Set exercise: Below are records; reproduce exactly the lines from the one that has "Rebuild this diagram" through the one that has "(pm.south |- fm.north);", ends included, and nothing more.

Entries provided:
----

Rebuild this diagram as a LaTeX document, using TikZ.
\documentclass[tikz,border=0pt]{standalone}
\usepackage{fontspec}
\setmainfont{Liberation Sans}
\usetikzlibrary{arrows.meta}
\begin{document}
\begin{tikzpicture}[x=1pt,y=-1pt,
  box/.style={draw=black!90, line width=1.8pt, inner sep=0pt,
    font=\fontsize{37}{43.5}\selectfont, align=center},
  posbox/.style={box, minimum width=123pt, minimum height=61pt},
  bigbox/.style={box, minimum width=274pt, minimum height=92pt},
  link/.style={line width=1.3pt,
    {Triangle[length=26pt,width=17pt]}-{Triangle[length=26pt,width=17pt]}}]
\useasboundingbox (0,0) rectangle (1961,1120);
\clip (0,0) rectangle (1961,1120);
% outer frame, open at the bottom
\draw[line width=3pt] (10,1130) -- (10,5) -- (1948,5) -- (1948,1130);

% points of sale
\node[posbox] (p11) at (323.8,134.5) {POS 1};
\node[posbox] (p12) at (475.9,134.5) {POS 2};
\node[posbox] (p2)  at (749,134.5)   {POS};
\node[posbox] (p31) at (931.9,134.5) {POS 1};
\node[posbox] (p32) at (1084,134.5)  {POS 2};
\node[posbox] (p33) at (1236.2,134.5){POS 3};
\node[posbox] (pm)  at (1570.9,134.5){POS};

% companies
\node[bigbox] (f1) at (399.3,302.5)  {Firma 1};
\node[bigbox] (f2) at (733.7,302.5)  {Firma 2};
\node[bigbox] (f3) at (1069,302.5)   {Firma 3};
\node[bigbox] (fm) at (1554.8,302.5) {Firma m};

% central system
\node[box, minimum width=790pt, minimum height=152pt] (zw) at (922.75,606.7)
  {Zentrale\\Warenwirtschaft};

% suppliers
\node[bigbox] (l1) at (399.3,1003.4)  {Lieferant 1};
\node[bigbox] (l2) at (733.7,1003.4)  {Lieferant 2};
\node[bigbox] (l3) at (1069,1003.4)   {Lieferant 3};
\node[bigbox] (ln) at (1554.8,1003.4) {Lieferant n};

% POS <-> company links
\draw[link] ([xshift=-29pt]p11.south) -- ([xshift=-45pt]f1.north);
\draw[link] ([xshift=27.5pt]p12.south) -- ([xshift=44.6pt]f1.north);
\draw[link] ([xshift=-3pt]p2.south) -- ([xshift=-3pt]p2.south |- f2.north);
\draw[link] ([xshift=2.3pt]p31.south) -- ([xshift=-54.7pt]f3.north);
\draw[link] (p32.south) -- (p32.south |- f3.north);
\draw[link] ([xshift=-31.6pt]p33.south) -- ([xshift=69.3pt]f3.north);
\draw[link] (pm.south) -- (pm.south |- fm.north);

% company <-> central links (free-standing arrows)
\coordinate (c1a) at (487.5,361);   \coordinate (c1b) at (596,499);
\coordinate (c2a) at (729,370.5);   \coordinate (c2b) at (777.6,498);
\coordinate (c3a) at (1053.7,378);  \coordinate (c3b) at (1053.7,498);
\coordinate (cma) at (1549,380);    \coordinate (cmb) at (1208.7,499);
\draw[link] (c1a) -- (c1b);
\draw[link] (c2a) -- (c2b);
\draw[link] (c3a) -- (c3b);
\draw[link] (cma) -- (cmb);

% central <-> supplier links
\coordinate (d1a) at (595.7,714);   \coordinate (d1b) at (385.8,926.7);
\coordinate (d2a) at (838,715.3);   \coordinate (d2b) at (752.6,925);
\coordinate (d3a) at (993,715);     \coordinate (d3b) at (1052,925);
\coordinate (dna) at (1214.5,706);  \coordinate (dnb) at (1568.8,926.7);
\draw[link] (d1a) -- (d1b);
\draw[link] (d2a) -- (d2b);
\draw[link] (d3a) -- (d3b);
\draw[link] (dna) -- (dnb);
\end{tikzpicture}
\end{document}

----

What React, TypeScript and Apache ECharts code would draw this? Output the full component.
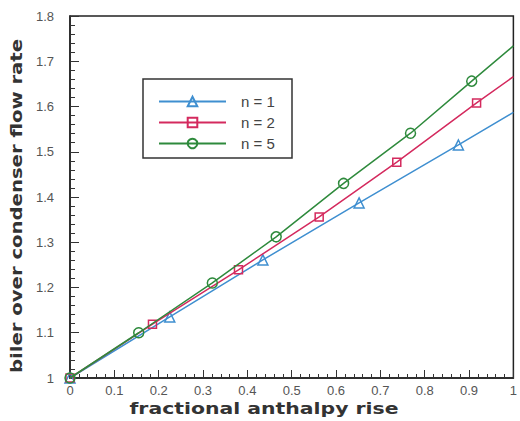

----

Response below:
Rebuild this diagram as a LaTeX document, using TikZ.
\documentclass[tikz,border=0pt]{standalone}
\usepackage{fontspec}
\setmainfont{Liberation Sans}
\usetikzlibrary{arrows.meta}
\begin{document}
\begin{tikzpicture}[x=1pt,y=-1pt,
  box/.style={draw=black!90, line width=1.8pt, inner sep=0pt,
    font=\fontsize{37}{43.5}\selectfont, align=center},
  posbox/.style={box, minimum width=123pt, minimum height=61pt},
  bigbox/.style={box, minimum width=274pt, minimum height=92pt},
  link/.style={line width=1.3pt,
    {Triangle[length=26pt,width=17pt]}-{Triangle[length=26pt,width=17pt]}}]
\useasboundingbox (0,0) rectangle (1961,1120);
\clip (0,0) rectangle (1961,1120);
% outer frame, open at the bottom
\draw[line width=3pt] (10,1130) -- (10,5) -- (1948,5) -- (1948,1130);

% points of sale
\node[posbox] (p11) at (323.8,134.5) {POS 1};
\node[posbox] (p12) at (475.9,134.5) {POS 2};
\node[posbox] (p2)  at (749,134.5)   {POS};
\node[posbox] (p31) at (931.9,134.5) {POS 1};
\node[posbox] (p32) at (1084,134.5)  {POS 2};
\node[posbox] (p33) at (1236.2,134.5){POS 3};
\node[posbox] (pm)  at (1570.9,134.5){POS};

% companies
\node[bigbox] (f1) at (399.3,302.5)  {Firma 1};
\node[bigbox] (f2) at (733.7,302.5)  {Firma 2};
\node[bigbox] (f3) at (1069,302.5)   {Firma 3};
\node[bigbox] (fm) at (1554.8,302.5) {Firma m};

% central system
\node[box, minimum width=790pt, minimum height=152pt] (zw) at (922.75,606.7)
  {Zentrale\\Warenwirtschaft};

% suppliers
\node[bigbox] (l1) at (399.3,1003.4)  {Lieferant 1};
\node[bigbox] (l2) at (733.7,1003.4)  {Lieferant 2};
\node[bigbox] (l3) at (1069,1003.4)   {Lieferant 3};
\node[bigbox] (ln) at (1554.8,1003.4) {Lieferant n};

% POS <-> company links
\draw[link] ([xshift=-29pt]p11.south) -- ([xshift=-45pt]f1.north);
\draw[link] ([xshift=27.5pt]p12.south) -- ([xshift=44.6pt]f1.north);
\draw[link] ([xshift=-3pt]p2.south) -- ([xshift=-3pt]p2.south |- f2.north);
\draw[link] ([xshift=2.3pt]p31.south) -- ([xshift=-54.7pt]f3.north);
\draw[link] (p32.south) -- (p32.south |- f3.north);
\draw[link] ([xshift=-31.6pt]p33.south) -- ([xshift=69.3pt]f3.north);
\draw[link] (pm.south) -- (pm.south |- fm.north);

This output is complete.